Appellant Jonathan Lehr was the putative father of Jessica M., a child born out of wedlock. Lorraine Robertson, Jessica's mother, married Richard Robertson, after the child was born. Subsequently, when Jessica was over two years old, the Robertsons filed an adoption petition in the Ulster County, New York, Family Court, which entered an order of adoption. Appellant never supported the child or offered to marry Lorraine. He also did not enter his name in New York's "putative father registry," which would have entitled him to notice of the adoption proceeding. He also was not in any of the classes of putative fathers who were entitled under New York law to receive notice of adoption proceedings. After the adoption proceeding was commenced, Lehr filed a paternity petition in the Westchester County, New York, Family Court. Lehr learned of the pending adoption proceeding several months later. Shortly thereafter, his attorney sought a stay of the adoption proceeding pending the determination of the paternity action, but by that time the Ulster County Family Court had already entered the adoption order. Appellant filed a petition to vacate the adoption order on the ground that it was obtained in violation of his rights under the Due Process and Equal Protection Clauses of the Fourteenth Amendment.

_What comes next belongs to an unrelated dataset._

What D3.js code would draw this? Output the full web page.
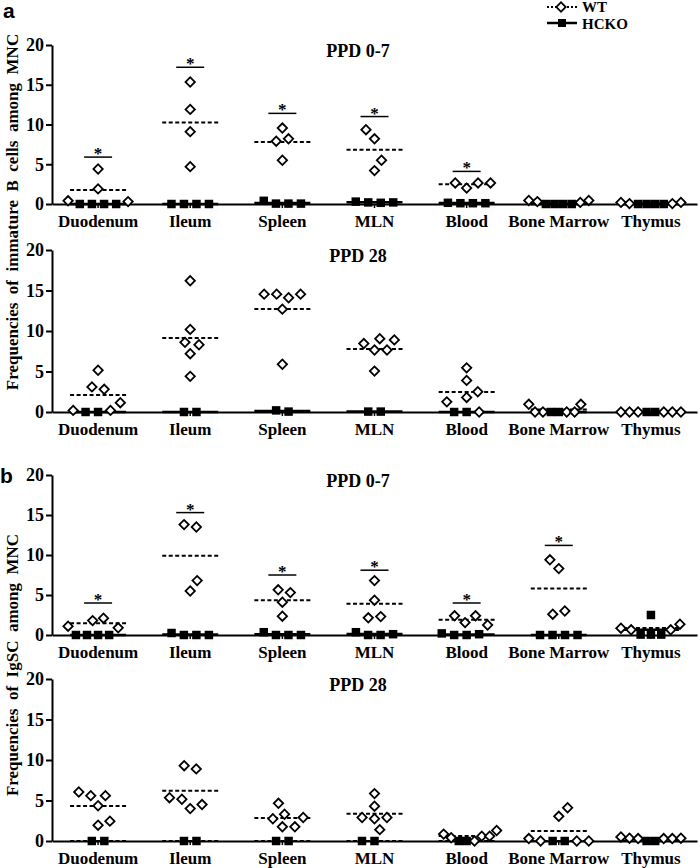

The Ulster County Family Court denied the petition, and both the Appellate Division of the New York Supreme Court and the New York Court of Appeals affirmed.
Did the adoption order violate the Lehr's rights under the Due Process and Equal Protection Clauses of the Fourteenth Amendment?

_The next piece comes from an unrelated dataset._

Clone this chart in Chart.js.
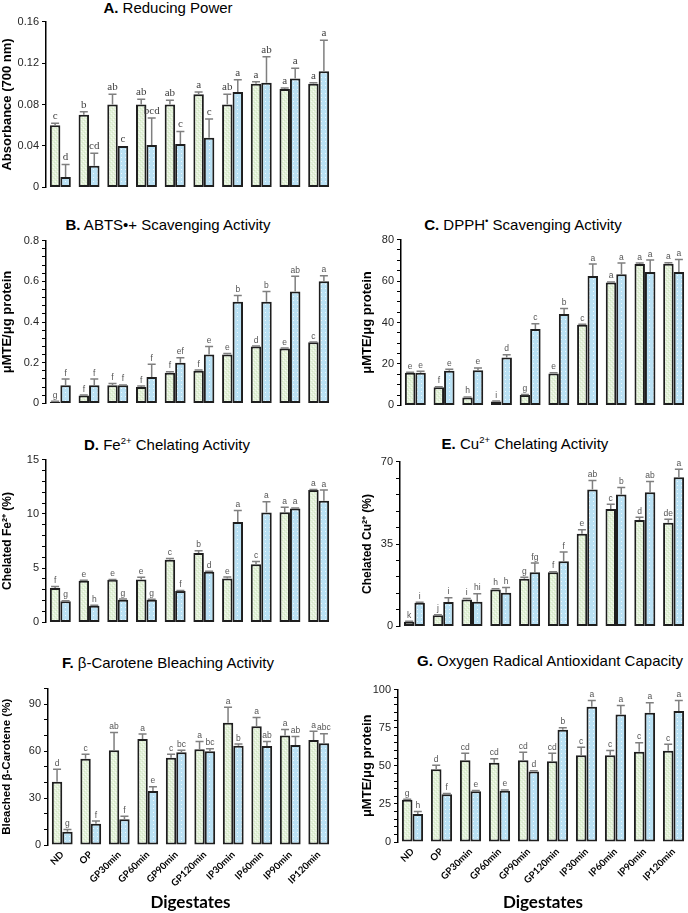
<!DOCTYPE html>
<html>
<head>
<meta charset="utf-8">
<script src="https://cdn.jsdelivr.net/npm/chart.js@4.4.1/dist/chart.umd.min.js"></script>
<style>
  body { margin: 0; background: #fff; }
  #wrap { position: relative; width: 688px; height: 913px; background: #fff; overflow: hidden; }
  canvas { position: absolute; }
  .ttl { position: absolute; width: 400px; text-align: center; font: 15px "Liberation Sans", Arial, sans-serif; line-height: 18px; color: #000; white-space: nowrap; }
  .ttl sup { font-size: 9.5px; line-height: 0; }
</style>
</head>
<body>
<div id="wrap">
  <div class="ttl" style="left:-32px;top:-1px"><b>A.</b> Reducing Power</div>
  <div class="ttl" style="left:-32px;top:216px"><b>B.</b> ABTS•+ Scavenging Activity</div>
  <div class="ttl" style="left:323px;top:216px"><b>C.</b> DPPH<sup>•</sup> Scavenging Activity</div>
  <div class="ttl" style="left:-33px;top:436px"><b>D.</b> Fe<sup>2+</sup> Chelating Activity</div>
  <div class="ttl" style="left:325px;top:435px"><b>E.</b> Cu<sup>2+</sup> Chelating Activity</div>
  <div class="ttl" style="left:-32px;top:654px"><b>F.</b> β-Carotene Bleaching Activity</div>
  <div class="ttl" style="left:350px;top:652px"><b>G.</b> Oxygen Radical Antioxidant Capacity</div>

  <canvas id="cA" style="left:0;top:12px" width="340" height="185"></canvas>
  <canvas id="cB" style="left:0;top:231px" width="340" height="182"></canvas>
  <canvas id="cC" style="left:360px;top:230px" width="328" height="185"></canvas>
  <canvas id="cD" style="left:0;top:450px" width="340" height="182"></canvas>
  <canvas id="cE" style="left:360px;top:452px" width="328" height="184"></canvas>
  <canvas id="cF" style="left:0;top:679px" width="340" height="234"></canvas>
  <canvas id="cG" style="left:360px;top:680px" width="328" height="233"></canvas>
</div>

<script>
const digestates = ["ND", "OP", "GP30min", "GP60min", "GP90min", "GP120min", "IP30min", "IP60min", "IP90min", "IP120min"];

// A. reducing power (absorbance 700 nm)
const rpGreen = [0.060, 0.070, 0.080, 0.080, 0.080, 0.090, 0.080, 0.100, 0.095, 0.100];
const rpGreenErr = [0.002, 0.003, 0.010, 0.005, 0.004, 0.002, 0.010, 0.002, 0.001, 0.001];
const rpBlue = [0.010, 0.021, 0.040, 0.041, 0.042, 0.048, 0.092, 0.101, 0.105, 0.112];
const rpBlueErr = [0.012, 0.012, 0.000, 0.026, 0.012, 0.018, 0.012, 0.025, 0.010, 0.030];
const rpGreenSig = ["c", "b", "ab", "ab", "ab", "a", "ab", "a", "a", "a"];
const rpBlueSig = ["d", "cd", "c", "bcd", "c", "c", "a", "ab", "a", "a"];

// B. ABTS
const abtsGreen = [0.008, 0.039, 0.089, 0.080, 0.151, 0.161, 0.240, 0.280, 0.270, 0.300];
const abtsGreenErr = [0.002, 0.002, 0.009, 0.005, 0.004, 0.003, 0.005, 0.002, 0.002, 0.002];
const abtsBlue = [0.089, 0.089, 0.089, 0.130, 0.200, 0.240, 0.500, 0.500, 0.550, 0.600];
const abtsBlueErr = [0.031, 0.031, 0.002, 0.062, 0.024, 0.040, 0.030, 0.050, 0.075, 0.027];
const abtsGreenSig = ["g", "f", "f", "f", "f", "f", "e", "d", "e", "c"];
const abtsBlueSig = ["f", "f", "f", "f", "ef", "e", "b", "b", "ab", "a"];

// C. DPPH
const dpphGreen = [15.7, 8.8, 3.8, 1.9, 5.0, 15.4, 38.9, 59.3, 68.2, 68.3];
const dpphGreenErr = [0.3, 0.2, 0.3, 0.2, 0.3, 0.4, 0.3, 0.3, 0.5, 0.5];
const dpphBlue = [15.7, 16.7, 17.0, 23.1, 36.9, 44.1, 62.4, 63.3, 64.4, 64.4];
const dpphBlueErr = [0.8, 0.8, 1.1, 1.3, 2.5, 2.6, 5.8, 5.4, 5.8, 6.0];
const dpphGreenSig = ["e", "f", "h", "i", "g", "e", "c", "a", "a", "a"];
const dpphBlueSig = ["e", "e", "e", "d", "c", "b", "a", "a", "a", "a"];

// D. Fe2+ chelating
const feGreen = [3.16, 3.83, 3.92, 3.95, 5.78, 6.39, 4.04, 5.35, 10.15, 12.2];
const feGreenErr = [0.15, 0.05, 0.03, 0.2, 0.1, 0.22, 0.15, 0.27, 0.45, 0.05];
const feBlue = [1.96, 1.54, 2.08, 2.08, 2.89, 4.67, 9.25, 10.12, 10.5, 11.2];
const feBlueErr = [0.03, 0.03, 0.08, 0.05, 0.05, 0.05, 1.05, 1.0, 0.05, 1.0];
const feGreenSig = ["f", "e", "e", "e", "c", "b", "e", "c", "a", "a"];
const feBlueSig = ["g", "h", "g", "g", "f", "d", "a", "a", "a", "a"];

// E. Cu2+ chelating
const cuGreen = [2.0, 4.7, 11.4, 15.7, 20.2, 23.0, 39.4, 49.9, 45.2, 44.0];
const cuGreenErr = [0.2, 0.2, 0.4, 0.3, 0.7, 0.2, 1.6, 2.0, 1.2, 1.5];
const cuBlue = [10.0, 10.4, 10.5, 14.3, 23.0, 27.7, 58.2, 56.0, 57.0, 63.3];
const cuBlueErr = [0.3, 1.8, 3.4, 2.2, 3.9, 3.9, 3.8, 3.0, 4.6, 3.4];
const cuGreenSig = ["k", "j", "i", "h", "g", "f", "e", "c", "d", "de"];
const cuBlueSig = ["i", "i", "hi", "h", "fg", "f", "ab", "b", "ab", "a"];

// F. beta-carotene bleaching
const betaGreen = [40.5, 55.1, 60.6, 67.7, 55.8, 61.2, 78.2, 75.9, 70.0, 67.1];
const betaGreenErr = [7.9, 2.9, 11.3, 3.2, 2.3, 5.0, 9.8, 5.7, 3.8, 5.6];
const betaBlue = [8.4, 13.6, 16.4, 34.6, 59.3, 60.0, 63.5, 63.3, 63.9, 65.0];
const betaBlueErr = [1.5, 1.7, 2.0, 2.7, 1.3, 1.6, 1.1, 2.9, 5.5, 6.1];
const betaGreenSig = ["d", "c", "ab", "a", "c", "a", "a", "a", "a", "a"];
const betaBlueSig = ["g", "f", "f", "e", "bc", "bc", "b", "ab", "ab", "abc"];

// G. ORAC
const oracGreen = [27.8, 47.8, 53.7, 52.0, 53.7, 53.0, 57.0, 57.0, 59.3, 59.8];
const oracGreenErr = [0.3, 2.6, 4.6, 2.6, 5.2, 5.3, 5.2, 3.0, 5.9, 4.3];
const oracBlue = [18.3, 31.3, 33.3, 33.7, 46.3, 73.7, 88.7, 83.7, 84.8, 85.9];
const oracBlueErr = [1.7, 0.5, 0.5, 0.5, 0.4, 1.3, 4.2, 5.9, 6.5, 7.0];
const oracGreenSig = ["g", "d", "cd", "cd", "cd", "cd", "c", "c", "c", "c"];
const oracBlueSig = ["h", "f", "e", "e", "d", "b", "a", "a", "a", "a"];

function makePattern(kind) {
    const c = document.createElement("canvas");
    c.width = 4; c.height = 4;
    const g = c.getContext("2d");
    if (kind === "green") {
        g.fillStyle = "#e3f1d9"; g.fillRect(0, 0, 4, 4);
        g.fillStyle = "#d2e7c3"; g.fillRect(0, 0, 1, 1); g.fillRect(2, 2, 1, 1);
        g.fillStyle = "#f6fbf2"; g.fillRect(1, 3, 1, 1); g.fillRect(3, 1, 1, 1);
    } else {
        g.fillStyle = "#bae1f4"; g.fillRect(0, 0, 4, 4);
        g.fillStyle = "#eef8fd"; g.fillRect(1, 1, 1, 1);
    }
    return g.createPattern(c, "repeat");
}
const greenFill = makePattern("green");
const blueFill = makePattern("blue");

// error bars (upper only) + significance letters
const errorBars = {
    id: "errorBars",
    afterDatasetsDraw(chart) {
        const ctx = chart.ctx;
        const y = chart.scales.y;
        const o = chart.options.plugins.errorBars;
        ctx.save();
        chart.data.datasets.forEach((ds, di) => {
            const meta = chart.getDatasetMeta(di);
            meta.data.forEach((bar, i) => {
                const yBar = y.getPixelForValue(ds.data[i]);
                const yTop = y.getPixelForValue(ds.data[i] + ds.errors[i]);
                ctx.strokeStyle = "#7f7f7f";
                ctx.lineWidth = 1.5;
                if (ds.errors[i] > 0) {
                    ctx.beginPath();
                    ctx.moveTo(bar.x, yBar);
                    ctx.lineTo(bar.x, yTop);
                    ctx.moveTo(bar.x - 4, yTop);
                    ctx.lineTo(bar.x + 4, yTop);
                    ctx.stroke();
                }
                ctx.fillStyle = o.color;
                ctx.font = o.font;
                ctx.textAlign = "center";
                ctx.textBaseline = "bottom";
                ctx.fillText(ds.sig[i], bar.x, Math.min(yTop, yBar) - 1.5);
            });
        });
        ctx.restore();
    }
};

function fmt(v) {
    return v === 0 ? "0" : String(+v.toFixed(2));
}

function buildPanel(id, p) {
    const canvas = document.getElementById(id);
    return new Chart(canvas, {
        type: "bar",
        data: {
            labels: digestates,
            datasets: [
                { data: p.green, errors: p.greenErr, sig: p.greenSig, backgroundColor: greenFill,
                  borderColor: "#1e1e1e", borderWidth: 2, borderSkipped: false },
                { data: p.blue, errors: p.blueErr, sig: p.blueSig, backgroundColor: blueFill,
                  borderColor: "#1e1e1e", borderWidth: 2, borderSkipped: false },
            ],
        },
        options: {
            responsive: false,
            animation: false,
            devicePixelRatio: 1,
            layout: { padding: { top: 8, bottom: p.showX ? 0 : 8, left: 0, right: p.padRight } },
            datasets: { bar: { categoryPercentage: 0.73, barPercentage: 1.0 } },
            plugins: {
                legend: { display: false },
                tooltip: { enabled: false },
                errorBars: p.letters,
            },
            scales: {
                x: {
                    display: true,
                    grid: { display: false, drawTicks: false },
                    border: { display: false },
                    ticks: {
                        display: p.showX,
                        autoSkip: false,
                        maxRotation: 45,
                        minRotation: 45,
                        padding: 4,
                        color: "#000",
                        font: { family: "Lato, 'Open Sans', sans-serif", size: 9.5, weight: "bold" },
                    },
                    title: {
                        display: p.showX,
                        text: "Digestates",
                        color: "#000",
                        padding: { top: 0, bottom: 0 },
                        font: { family: "Lato, 'Open Sans', sans-serif", size: 17, weight: "bold" },
                    },
                    afterFit(scale) { scale.height = p.showX ? p.xHeight : 0; },
                },
                y: {
                    min: 0,
                    max: p.max,
                    border: { display: true, color: "#000", width: 1.5 },
                    grid: { drawOnChartArea: false, drawTicks: true, tickLength: 4, tickColor: "#000", tickWidth: 1 },
                    ticks: {
                        stepSize: p.minor,
                        autoSkip: false,
                        padding: 3,
                        color: "#262626",
                        font: { family: "'Liberation Sans', Arial, sans-serif", size: 11 },
                        callback(v) {
                            const r = v / p.major;
                            return Math.abs(r - Math.round(r)) < 1e-6 ? fmt(v) : "";
                        },
                    },
                    title: {
                        display: true,
                        text: p.yTitle,
                        color: "#000",
                        padding: { top: 0, bottom: 0 },
                        font: { family: "'Liberation Sans', Arial, sans-serif", size: p.yTitleSize, weight: "bold" },
                    },
                    afterFit(scale) { scale.width = p.yWidth; },
                },
            },
        },
        plugins: [errorBars],
    });
}

const sansLetters = { font: "8.5px 'Liberation Sans', Arial, sans-serif", color: "#555" };

buildPanel("cA", {
    green: rpGreen, greenErr: rpGreenErr, greenSig: rpGreenSig,
    blue: rpBlue, blueErr: rpBlueErr, blueSig: rpBlueSig,
    max: 0.16, minor: 0.04, major: 0.04, yTitle: "Absorbance (700 nm)", yTitleSize: 13,
    yWidth: 46, padRight: 7, showX: false,
    letters: { font: "11px 'Liberation Serif', 'Times New Roman', serif", color: "#404040" },
});
buildPanel("cB", {
    green: abtsGreen, greenErr: abtsGreenErr, greenSig: abtsGreenSig,
    blue: abtsBlue, blueErr: abtsBlueErr, blueSig: abtsBlueSig,
    max: 0.8, minor: 0.04, major: 0.2, yTitle: "μMTE/μg protein", yTitleSize: 13,
    yWidth: 46, padRight: 7, showX: false, letters: sansLetters,
});
buildPanel("cC", {
    green: dpphGreen, greenErr: dpphGreenErr, greenSig: dpphGreenSig,
    blue: dpphBlue, blueErr: dpphBlueErr, blueSig: dpphBlueSig,
    max: 80, minor: 5, major: 20, yTitle: "μMTE/μg protein", yTitleSize: 13,
    yWidth: 41, padRight: 0, showX: false, letters: sansLetters,
});
buildPanel("cD", {
    green: feGreen, greenErr: feGreenErr, greenSig: feGreenSig,
    blue: feBlue, blueErr: feBlueErr, blueSig: feBlueSig,
    max: 15, minor: 1, major: 5, yTitle: "Chelated Fe²⁺ (%)", yTitleSize: 12,
    yWidth: 46, padRight: 7, showX: false, letters: sansLetters,
});
buildPanel("cE", {
    green: cuGreen, greenErr: cuGreenErr, greenSig: cuGreenSig,
    blue: cuBlue, blueErr: cuBlueErr, blueSig: cuBlueSig,
    max: 70, minor: 7, major: 35, yTitle: "Chelated Cu²⁺ (%)", yTitleSize: 12,
    yWidth: 40, padRight: 0, showX: false, letters: sansLetters,
});
buildPanel("cF", {
    green: betaGreen, greenErr: betaGreenErr, greenSig: betaGreenSig,
    blue: betaBlue, blueErr: betaBlueErr, blueSig: betaBlueSig,
    max: 100, minor: 10, major: 30, yTitle: "Bleached β-Carotene (%)", yTitleSize: 11.5,
    yWidth: 48, padRight: 7, showX: true, xHeight: 68, letters: sansLetters,
});
buildPanel("cG", {
    green: oracGreen, greenErr: oracGreenErr, greenSig: oracGreenSig,
    blue: oracBlue, blueErr: oracBlueErr, blueSig: oracBlueSig,
    max: 100, minor: 5, major: 25, yTitle: "μMTE/μg protein", yTitleSize: 13,
    yWidth: 38, padRight: 0, showX: true, xHeight: 71, letters: sansLetters,
});
</script>
</body>
</html>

The United States Supreme Court held that Lehr's rights, as the putative father, under the due process and equal protection clauses were not violated when he did not receive notice and an opportunity to be heard before his child was adopted because he never had any significant custodial, personal, or financial relationship with the child and he waited two years to establish a legal tie. The Court further held that the State of New York adequately protected the Lehr's inchoate interest in establishing a relationship with his daughter through the provision of laws authorizing formal marriage, through its statutory adoption scheme, and through the putative father registry. Further, it concluded that the Equal Protection Clause did not prevent a state from according two parents different legal rights where one had a continuous custodial responsibility for the child, while the other never established a relationship.